Rio Tinto Posts Higher First-Half Output as Simandou Nears Completion

Rio Tinto Posts Higher First-Half Output as Simandou Nears Completion

Jonathan Stroud 15-Jul-2026

Rio Tinto posted 3% higher copper-equivalent output in H1 2026, boosted by record Pilbara iron ore, stronger copper, and lithium growth.

Rio Tinto (LSE: RIO) reported a 3% increase in copper-equivalent production during the first half of 2026, driven by record first-half iron ore output from its Pilbara operations since 2018, stronger copper production, and continued expansion in lithium output. The mining giant maintained its production and sales guidance across its key commodities while lowering its forecast for copper C1 net unit costs, supported by higher gold by-product prices and improved operational efficiency.

Copper production at the Oyu Tolgoi mine rose 31% year-on-year, while lithium output surged 53% compared with the same period last year. Aluminium operations also delivered stable performance, contributing to overall production growth across the company's diversified portfolio.

Rio Tinto stated that stronger by-product gold prices, combined with ongoing productivity and efficiency improvements, enabled it to reduce its expected copper C1 net unit costs, helping strengthen profitability despite persistent inflationary pressures across the mining industry.

The company also highlighted significant progress at its Simandou iron ore project in Guinea, where construction of the mine and port facilities is now more than 75% complete. In addition, full rail commissioning has been successfully achieved, representing a major milestone as the world-class iron ore project moves closer to commercial production.

Exploration and evaluation expenditure increased to USD 480 million during the first half of the year, with a substantial share of the investment directed toward expanding Rio Tinto's copper resource portfolio to support long-term growth.

Operating cash flow was affected by a USD 443 million tax payment in Mongolia along with a working capital outflow of approximately USD 1.2 billion during the reporting period. These one-off factors weighed on cash generation despite the company's stronger operating performance.
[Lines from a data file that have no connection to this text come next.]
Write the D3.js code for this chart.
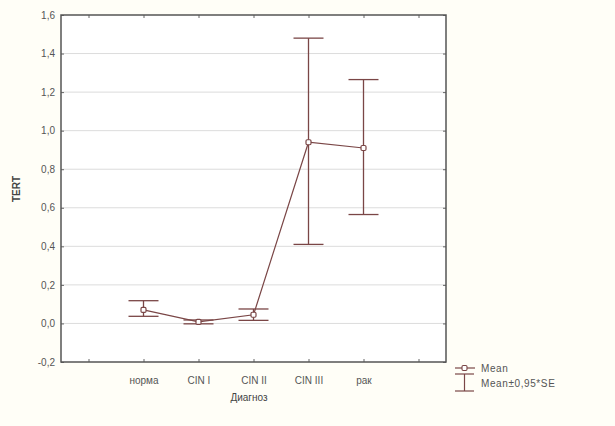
<!DOCTYPE html>
<html><head><meta charset="utf-8">
<script src="https://cdn.jsdelivr.net/npm/d3@7/dist/d3.min.js"></script>
<style>
body{margin:0;background:#fffef7;}
svg{display:block;}
text{font-family:Arial,"Liberation Sans",sans-serif;}
</style></head>
<body><svg id="c" width="615" height="426"></svg>
<script>
const categories = ["норма", "CIN I", "CIN II", "CIN III", "рак"];
const means = [0.07, 0.008, 0.045, 0.94, 0.91];
const lower = [0.037, -0.002, 0.016, 0.41, 0.565];
const upper = [0.118, 0.018, 0.075, 1.48, 1.265];
const yTicks = [-0.2, 0, 0.2, 0.4, 0.6, 0.8, 1.0, 1.2, 1.4, 1.6];

const svg = d3.select("#c");
const L = 61, T = 15, R = 446, B = 362;
const col = "#7a4646";

const slots = ["_a", ...categories, "_b"];
const x = d3.scalePoint().domain(slots).range([L, R]).padding(0.5);
const y = d3.scaleLinear().domain([-0.2, 1.6]).range([B, T]);

svg.append("rect").attr("x", L).attr("y", T).attr("width", R - L).attr("height", B - T).attr("fill", "#fff");

// gridlines
svg.append("g").selectAll("line").data(yTicks.slice(1, -1)).join("line")
  .attr("x1", L).attr("x2", R).attr("y1", d => y(d)).attr("y2", d => y(d))
  .attr("stroke", "#dcdcdc").attr("stroke-width", 1);

const fmt = d => d3.format(".1f")(d).replace(".", ",").replace("−", "-");

// axes
const axL = d3.axisLeft(y).tickValues(yTicks).tickSize(-3).tickPadding(6).tickFormat(fmt);
const axR = d3.axisRight(y).tickValues(yTicks).tickSize(-3).tickFormat("");
const axB = d3.axisBottom(x).tickSize(-3).tickPadding(15).tickFormat(d => d.startsWith("_") ? "" : d);
const axT = d3.axisTop(x).tickSize(-3).tickFormat("");
function style(g) {
  g.select(".domain").remove();
  g.selectAll(".tick line").attr("stroke", "#666");
  g.selectAll("text").attr("fill", "#555").attr("font-size", 10);
}
svg.append("g").attr("transform", `translate(${L},0)`).call(axL).call(style);
svg.append("g").attr("transform", `translate(${R},0)`).call(axR).call(style);
svg.append("g").attr("transform", `translate(0,${B})`).call(axB).call(style);
svg.append("g").attr("transform", `translate(0,${T})`).call(axT).call(style);

svg.append("rect").attr("x", L).attr("y", T).attr("width", R - L).attr("height", B - T)
  .attr("fill", "none").attr("stroke", "#555").attr("stroke-width", 1.5);

// error bars
const data = categories.map((c, i) => ({c, m: means[i], lo: lower[i], hi: upper[i]}));
const cap = 15;
const eb = svg.append("g").attr("stroke", col).attr("stroke-width", 1.3);
data.forEach(d => {
  const cx = x(d.c);
  eb.append("line").attr("x1", cx).attr("x2", cx).attr("y1", y(d.lo)).attr("y2", y(d.hi));
  eb.append("line").attr("x1", cx - cap).attr("x2", cx + cap).attr("y1", y(d.lo)).attr("y2", y(d.lo));
  eb.append("line").attr("x1", cx - cap).attr("x2", cx + cap).attr("y1", y(d.hi)).attr("y2", y(d.hi));
});

// mean line
svg.append("path").datum(data)
  .attr("d", d3.line().x(d => x(d.c)).y(d => y(d.m)))
  .attr("fill", "none").attr("stroke", col).attr("stroke-width", 1.2);
svg.append("g").selectAll("rect").data(data).join("rect")
  .attr("x", d => x(d.c) - 2.5).attr("y", d => y(d.m) - 2.5).attr("width", 5).attr("height", 5)
  .attr("rx", 1.2).attr("fill", "#fff").attr("stroke", col).attr("stroke-width", 1.2);

// axis titles
svg.append("text").attr("transform", "translate(20,189) rotate(-90)").attr("text-anchor", "middle")
  .attr("font-size", 10).attr("font-weight", "bold").attr("fill", "#444").text("TERT");
svg.append("text").attr("x", 249).attr("y", 401).attr("text-anchor", "middle")
  .attr("font-size", 10).attr("fill", "#444").text("Диагноз");

// legend
const lg = svg.append("g");
lg.append("line").attr("x1", 455).attr("x2", 475).attr("y1", 368).attr("y2", 368).attr("stroke", col).attr("stroke-width", 1.2);
lg.append("rect").attr("x", 462).attr("y", 365.5).attr("width", 5).attr("height", 5).attr("rx", 1.2)
  .attr("fill", "#fff").attr("stroke", col).attr("stroke-width", 1.1);
lg.append("text").attr("x", 481).attr("y", 372).attr("font-size", 10).attr("fill", "#555").attr("letter-spacing", 0.6).text("Mean");
lg.append("line").attr("x1", 455).attr("x2", 474).attr("y1", 374).attr("y2", 374).attr("stroke", col).attr("stroke-width", 1.2);
lg.append("line").attr("x1", 455).attr("x2", 474).attr("y1", 391).attr("y2", 391).attr("stroke", col).attr("stroke-width", 1.2);
lg.append("line").attr("x1", 464.5).attr("x2", 464.5).attr("y1", 374).attr("y2", 391).attr("stroke", col).attr("stroke-width", 1.2);
lg.append("text").attr("x", 481).attr("y", 387).attr("font-size", 10).attr("fill", "#555").attr("letter-spacing", 0.6).text("Mean±0,95*SE");
</script></body></html>
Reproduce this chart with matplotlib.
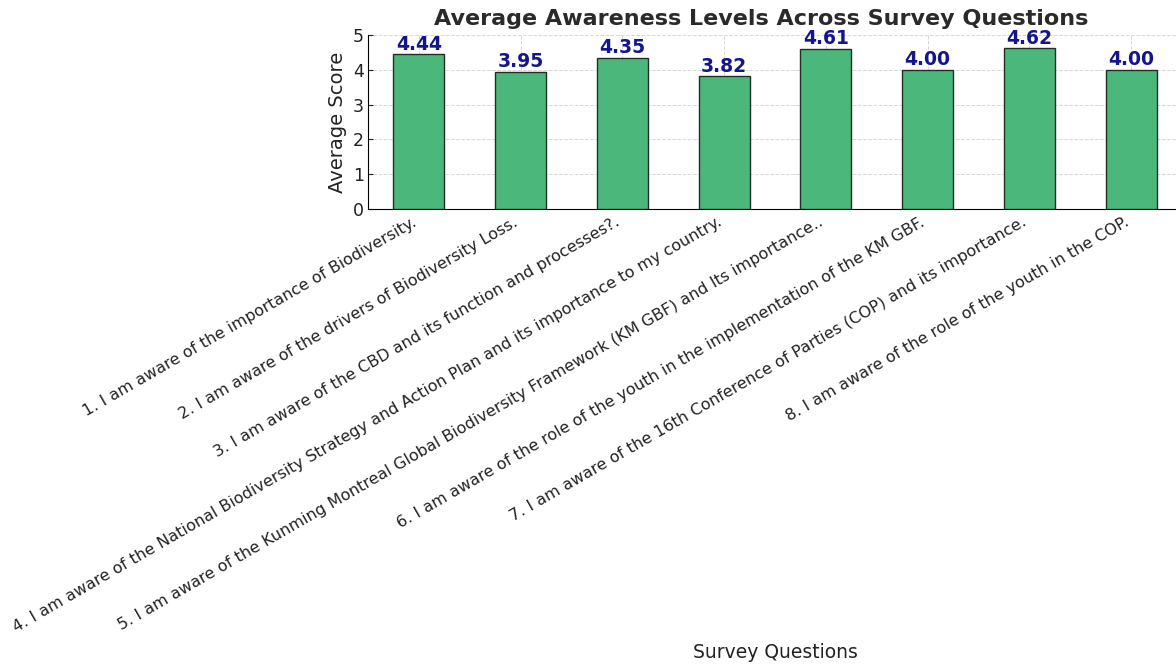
import matplotlib
matplotlib.use("Agg")
import matplotlib.pyplot as plt
import numpy as np

questions = [
    "1. I am aware of the importance of Biodiversity.",
    "2. I am aware of the drivers of Biodiversity Loss.",
    "3. I am aware of the CBD and its function and processes?.",
    "4. I am aware of the National Biodiversity Strategy and Action Plan and its importance to my country.",
    "5. I am aware of the Kunming Montreal Global Biodiversity Framework (KM GBF) and Its importance..",
    "6. I am aware of the role of the youth in the implementation of the KM GBF.",
    "7. I am aware of the 16th Conference of Parties (COP) and its importance.",
    "8. I am aware of the role of the youth in the COP.",
]
scores = [4.44, 3.95, 4.35, 3.82, 4.61, 4.00, 4.62, 4.00]

fig = plt.figure(figsize=(11.76, 6.66), dpi=100)
ax = fig.add_axes([368/1176, 1 - 209/666, (1182-368)/1176, (209-35)/666])

x = np.arange(len(questions))
ax.bar(x, scores, width=0.5, color="#4cb77b", edgecolor="#1f2f25", linewidth=1.0, zorder=3)
for xi, v in zip(x, scores):
    ax.text(xi, v + 0.01, f"{v:.2f}", ha="center", va="bottom", fontsize=13.5,
            fontweight="bold", color="#14148c", zorder=4)

ax.set_xlim(-0.5, 7.5)
ax.set_ylim(0, 5)
ax.set_yticks([0, 1, 2, 3, 4, 5])
ax.set_xticks(x)
ax.set_xticklabels(questions, rotation=30, ha="right", fontsize=11.5, color="#222222")
ax.tick_params(axis="y", labelsize=12.5, direction="in", colors="#222222", pad=3)
ax.tick_params(axis="x", direction="in", pad=4)
ax.grid(True, linestyle="--", color="#cccccc", linewidth=0.7, alpha=0.8, zorder=0)
ax.spines["top"].set_visible(False)
ax.spines["right"].set_visible(False)
ax.set_ylabel("Average Score", fontsize=14, color="#222222", labelpad=4)
ax.set_title("Average Awareness Levels Across Survey Questions", fontsize=16,
             fontweight="bold", color="#2a2a2a", pad=7, x=0.4834)
fig.text(775/1176, 1 - 653/666, "Survey Questions", ha="center", va="center",
         fontsize=13.5, color="#222222")

fig.savefig("out.png", dpi=100)
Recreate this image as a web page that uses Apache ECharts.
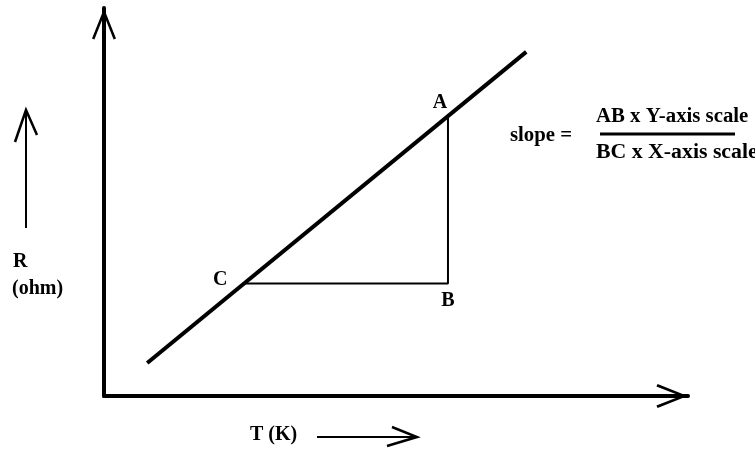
<!DOCTYPE html>
<html>
<head>
<meta charset="utf-8">
<script src="https://cdn.jsdelivr.net/npm/echarts@6/dist/echarts.min.js"></script>
<style>
  html, body { margin: 0; padding: 0; background: #fff; }
  #chart { width: 755px; height: 450px; }
</style>
</head>
<body>
<div id="chart"></div>
<script>
// R against T, arbitrary units (0..100 on both axes)
const lineT = [7.4, 72.3];
const lineR = [8.5, 88.7];

// triangle used to read the slope: C -> B -> A
const pointNames = ['C', 'B', 'A'];
const pointT = [24.0, 58.9, 58.9];
const pointR = [29.0, 29.0, 72.2];

const yLabel = ['R', '(ohm)'];
const xLabel = 'T (K)';
const slopeText = 'slope =';
const numerText = 'AB x Y-axis scale';
const denomText = 'BC x X-axis scale';

const font = 'Liberation Serif';
// open chevron used as the axis arrow head
const chevron = 'path://M12,0 L24,30 L21.6,31.2 L12,6.8 L2.4,31.2 L0,30 Z';
const labelOffset = { C: [-24, -4], B: [0, 17], A: [-8, -13] };

const chart = echarts.init(document.getElementById('chart'));

const axisCommon = {
  type: 'value',
  min: 0,
  max: 100,
  axisLine: {
    show: true,
    lineStyle: { color: '#000', width: 4 },
    symbol: ['none', chevron],
    symbolSize: [24, 33],
    symbolOffset: [0, -16]
  },
  axisTick: { show: false },
  axisLabel: { show: false },
  splitLine: { show: false }
};

const textStyle = (s) => ({
  text: s,
  font: 'bold 20px "' + font + '"',
  fill: '#000',
  align: 'left',
  verticalAlign: 'middle'
});

chart.setOption({
  animation: false,
  backgroundColor: '#fff',
  grid: { left: 104, top: 8, right: 67, bottom: 54 },
  xAxis: axisCommon,
  yAxis: axisCommon,
  series: [
    {
      type: 'line',
      data: lineT.map((t, i) => [t, lineR[i]]),
      symbol: 'none',
      lineStyle: { color: '#000', width: 4 }
    },
    {
      type: 'line',
      data: pointT.map((t, i) => [t, pointR[i]]),
      symbol: 'none',
      lineStyle: { color: '#000', width: 2 }
    },
    {
      type: 'scatter',
      symbolSize: 1,
      itemStyle: { color: 'rgba(0,0,0,0)', opacity: 1 },
      data: pointNames.map((n, i) => ({
        name: n,
        value: [pointT[i], pointR[i]],
        label: { offset: labelOffset[n] }
      })),
      label: {
        show: true,
        position: 'inside',
        formatter: '{b}',
        color: '#000',
        opacity: 1,
        fontFamily: font,
        fontWeight: 'bold',
        fontSize: 20
      }
    }
  ],
  graphic: [
    // small arrow beside R
    { type: 'line', shape: { x1: 26, y1: 228, x2: 26, y2: 112 }, style: { stroke: '#000', lineWidth: 2 } },
    { type: 'polyline', shape: { points: [[15, 142], [26, 110], [37, 135]] }, style: { stroke: '#000', lineWidth: 2.5, fill: null } },
    // small arrow beside T
    { type: 'line', shape: { x1: 317, y1: 437, x2: 415, y2: 437 }, style: { stroke: '#000', lineWidth: 2 } },
    { type: 'polyline', shape: { points: [[392, 427], [417, 437], [387, 446]] }, style: { stroke: '#000', lineWidth: 2.5, fill: null } },
    // axis names
    { type: 'text', x: 13, y: 262, style: textStyle(yLabel[0]) },
    { type: 'text', x: 12, y: 289, style: textStyle(yLabel[1]) },
    { type: 'text', x: 250, y: 435, style: textStyle(xLabel) },
    // slope formula
    { type: 'text', x: 510, y: 136, scaleX: 1.04, style: textStyle(slopeText) },
    { type: 'text', x: 596, y: 117, scaleX: 1.04, style: textStyle(numerText) },
    { type: 'line', shape: { x1: 600, y1: 134, x2: 735, y2: 134 }, style: { stroke: '#000', lineWidth: 3 } },
    { type: 'text', x: 596, y: 153, scaleX: 1.09, style: textStyle(denomText) }
  ]
});
</script>
</body>
</html>
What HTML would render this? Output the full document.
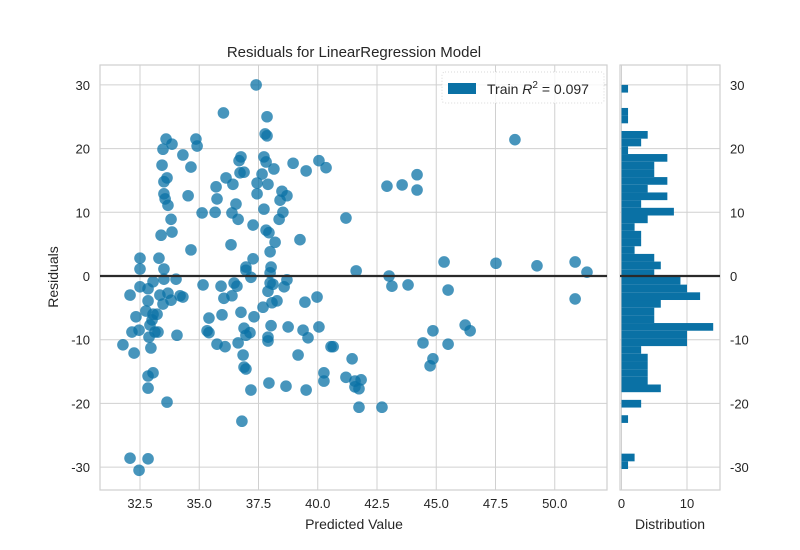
<!DOCTYPE html>
<html><head><meta charset="utf-8"><style>
body{margin:0;background:#fff;}
svg{display:block;font-family:"Liberation Sans","DejaVu Sans",sans-serif;}
</style></head><body>
<svg id="chart" width="800" height="550" viewBox="0 0 800 550">
<rect width="800" height="550" fill="#fff"/>
<text x="354" y="57" text-anchor="middle" font-size="15" fill="#262626">Residuals for LinearRegression Model</text>
<g id="main"></g>
<g id="hist"></g>
<text x="354" y="529" text-anchor="middle" font-size="14" fill="#262626">Predicted Value</text>
<text transform="translate(58,277) rotate(-90)" text-anchor="middle" font-size="14" fill="#262626">Residuals</text>
<text x="670" y="529" text-anchor="middle" font-size="14" fill="#262626">Distribution</text>
<g>
<rect x="442" y="72" width="162" height="31" rx="3" fill="#fff" fill-opacity="0.8" stroke="#d8d8d8" stroke-width="1" stroke-dasharray="1,2"/>
<rect x="448" y="83" width="28" height="11" fill="#0a71a5"/>
<text x="487" y="94" font-size="14" fill="#262626">Train <tspan font-style="italic">R</tspan><tspan dy="-6" font-size="10">2</tspan><tspan dy="6"> = 0.097</tspan></text>
</g>
</svg>
<script>
const predicted=[37.40,36.02,37.86,37.78,37.86,33.60,33.85,33.47,34.86,34.91,34.31,33.43,34.65,36.76,36.68,37.73,37.82,38.96,40.05,40.35,39.51,38.15,36.72,36.89,37.65,36.13,33.64,33.51,36.42,35.71,37.44,37.90,38.49,38.70,38.41,37.44,33.51,33.56,33.68,34.53,35.75,36.55,36.38,35.67,35.12,37.73,38.53,38.37,33.81,36.64,41.19,37.27,33.85,33.39,37.82,37.94,38.20,39.25,36.34,34.65,37.99,32.50,33.30,37.27,32.50,33.51,36.97,38.03,41.62,48.32,44.19,42.92,43.56,44.19,45.33,47.52,49.25,50.86,51.36,43.01,43.13,43.81,45.50,50.86,46.22,46.43,44.86,44.44,45.50,41.45,44.86,44.74,41.19,41.57,41.83,41.57,41.74,41.74,42.71,32.50,33.05,32.84,33.51,34.02,32.08,33.68,33.34,33.81,33.47,34.19,34.31,32.84,35.16,35.92,36.04,36.38,36.47,36.59,37.18,36.97,37.99,37.99,38.11,37.90,38.58,38.70,39.97,39.46,32.75,32.33,33.22,33.05,33.01,32.92,33.13,33.26,32.46,32.16,32.88,34.06,31.78,32.25,32.96,32.84,33.05,32.84,33.64,35.41,35.96,36.76,37.31,37.69,38.07,38.28,35.33,35.41,36.89,37.14,36.97,38.03,38.75,39.38,39.59,40.05,37.90,37.90,35.75,36.09,36.64,36.85,36.89,36.97,37.18,37.94,38.66,39.51,39.17,40.56,40.26,40.26,36.80,32.08,32.84,32.46,40.65];
const residuals=[30.0,25.6,25.0,22.3,22.0,21.5,20.7,19.9,21.5,20.4,19.0,17.4,17.1,18.7,18.1,18.7,17.9,17.7,18.1,17.0,16.5,16.8,16.2,16.3,16.0,15.4,15.4,14.8,14.4,14.0,14.6,14.4,13.3,12.6,11.9,12.9,12.9,12.1,11.1,12.6,12.1,11.3,9.9,10.0,9.9,10.5,10.0,8.9,8.9,8.9,9.1,8.0,6.9,6.4,7.2,6.8,5.3,5.7,4.9,4.1,3.8,2.8,2.8,2.7,1.1,1.1,1.4,1.4,0.8,21.4,15.9,14.1,14.3,13.5,2.2,2.0,1.6,2.2,0.6,0.0,-1.6,-1.4,-2.2,-3.6,-7.7,-8.6,-8.6,-10.5,-10.7,-13.0,-13.0,-14.1,-15.9,-16.5,-16.3,-17.4,-17.7,-20.6,-20.6,-1.7,-0.9,-2.0,-0.5,-0.5,-3.0,-2.7,-3.0,-3.8,-4.4,-3.1,-3.3,-3.9,-1.4,-1.6,-3.5,-3.1,-1.1,-1.6,-0.2,0.9,0.5,-1.1,-1.3,-2.4,-1.7,-0.6,-3.3,-4.1,-5.5,-6.4,-6.0,-6.0,-6.9,-7.7,-8.8,-8.8,-8.5,-8.8,-9.6,-9.3,-10.8,-12.1,-11.3,-15.7,-15.2,-17.6,-19.8,-6.6,-6.1,-5.7,-6.4,-4.9,-4.2,-3.9,-8.6,-8.9,-8.2,-8.9,-9.3,-7.8,-8.0,-8.5,-9.7,-8.0,-9.6,-10.2,-10.7,-11.1,-10.5,-12.4,-14.3,-14.6,-17.9,-16.8,-17.3,-17.9,-12.4,-11.1,-15.2,-16.5,-22.8,-28.6,-28.7,-30.5,-11.1];
// histogram counts, bins from bottom (-30.3) to top (30.0)
const histCounts=[1,2,0,0,0,0,1,0,3,0,6,4,4,4,4,3,10,10,14,5,5,6,12,10,9,5,6,5,2,3,3,2,4,8,3,7,4,7,5,5,7,1,3,4,0,1,1,0,0,1];
const binMin=-30.3, binMax=30.0;
const xTicks=[32.5,35.0,37.5,40.0,42.5,45.0,47.5,50.0];
const yTicks=[30,20,10,0,-10,-20,-30];
const hTicks=[0,10];

const NS="http://www.w3.org/2000/svg";
function mk(tag,attrs,parent){const e=document.createElementNS(NS,tag);for(const k in attrs)e.setAttribute(k,attrs[k]);parent.appendChild(e);return e;}
const L=100,R=607,T=65,B=490;
const sx=v=>140+(v-32.5)*23.7;
const sy=v=>276-v*6.37;
const HL=620,HR=720;
const hx=v=>621.5+v*6.55;
const main=document.getElementById('main');
const hist=document.getElementById('hist');

let bg=mk('rect',{x:L,y:T,width:R-L,height:B-T,fill:'#fff',stroke:'#cfcfcf','stroke-width':1.2},main);


xTicks.forEach(t=>{
  const g=mk('line',{x1:sx(t),x2:sx(t),y1:T,y2:B,stroke:'#d0d0d0','stroke-width':1},main);
  
  
  const tx=mk('text',{x:sx(t),y:B+18,'text-anchor':'middle','font-size':13,fill:'#262626'},main);
  tx.textContent=t.toFixed(1);
  
  
});
yTicks.forEach(t=>{
  const g=mk('line',{x1:L,x2:R,y1:sy(t),y2:sy(t),stroke:'#d0d0d0','stroke-width':1},main);
  
  
  const tx=mk('text',{x:L-10,y:sy(t)+5,'text-anchor':'end','font-size':13,fill:'#262626'},main);
  tx.textContent=t;
  
  
});
predicted.forEach((p,i)=>{
  const c=mk('circle',{cx:sx(p),cy:sy(residuals[i]),r:5.8,fill:'#0a71a5','fill-opacity':0.75},main);
  
  
});
let zl=mk('line',{x1:L,x2:R,y1:sy(0),y2:sy(0),stroke:'#2a2a2a','stroke-width':2.2},main);



let hb=mk('rect',{x:HL,y:T,width:HR-HL,height:B-T,fill:'#fff',stroke:'#cfcfcf','stroke-width':1.2},hist);


hTicks.forEach(t=>{
  const g=mk('line',{x1:hx(t),x2:hx(t),y1:T,y2:B,stroke:'#d0d0d0','stroke-width':1},hist);
  
  
  const tx=mk('text',{x:hx(t),y:B+18,'text-anchor':'middle','font-size':13,fill:'#262626'},hist);
  tx.textContent=t;
  
  
});
yTicks.forEach(t=>{
  const g=mk('line',{x1:HL,x2:HR,y1:sy(t),y2:sy(t),stroke:'#d0d0d0','stroke-width':1},hist);
  
  
  const tx=mk('text',{x:HR+10,y:sy(t)+5,'text-anchor':'start','font-size':13,fill:'#262626'},hist);
  tx.textContent=t;
  
  
});
const bw=(binMax-binMin)/histCounts.length;
histCounts.forEach((c,i)=>{
  if(!c)return;
  const lo=binMin+i*bw, hi=lo+bw;
  const r=mk('rect',{x:hx(0),y:sy(hi),width:hx(c)-hx(0),height:sy(lo)-sy(hi),fill:'#0a71a5'},hist);
  
  
});
let hz=mk('line',{x1:HL,x2:HR,y1:sy(0),y2:sy(0),stroke:'#2a2a2a','stroke-width':2.2},hist);


</script>
</body></html>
Rio Tinto noted that geopolitical tensions and supply chain disruptions related to the Middle East conflict had limited operational impact due to its geographically diversified asset base and integrated logistics network, which helped maintain business continuity.

Looking ahead, Rio Tinto remains supported by strong operational performance, improving productivity, and a diversified portfolio spanning iron ore, copper, aluminium, and lithium. The company also continues to offer an attractive dividend profile.

However, investors remain cautious about rising debt levels, weaker free cash flow conversion, and softer iron ore market conditions. These concerns are partially offset by increasing copper production, ongoing cost improvements, and continued progress on major growth projects such as Simandou, positioning the company for long-term expansion.

Impact & Commodity Price Outlook

Rio Tinto's stronger copper and lithium output signals rising raw-material availability, likely easing near-term supply tightness for metals-linked chemical inputs like copper sulfate, lithium carbonate, and lithium hydroxide, potentially softening their prices. Record Pilbara iron ore production supports steady steel-chemical feedstock supply, keeping ferrous-linked chemical prices stable. However, elevated exploration spending and Simandou's progress suggest long-term supply growth, which could pressure prices downward over time. Meanwhile, tax and working-capital outflows highlight cost pressures that may offset near-term price relief. Overall, ChemAnalyst-tracked commodities tied to copper, lithium, and iron ore derivatives may see mild downward or stable price trends, given improving global mining output amid geopolitical caution.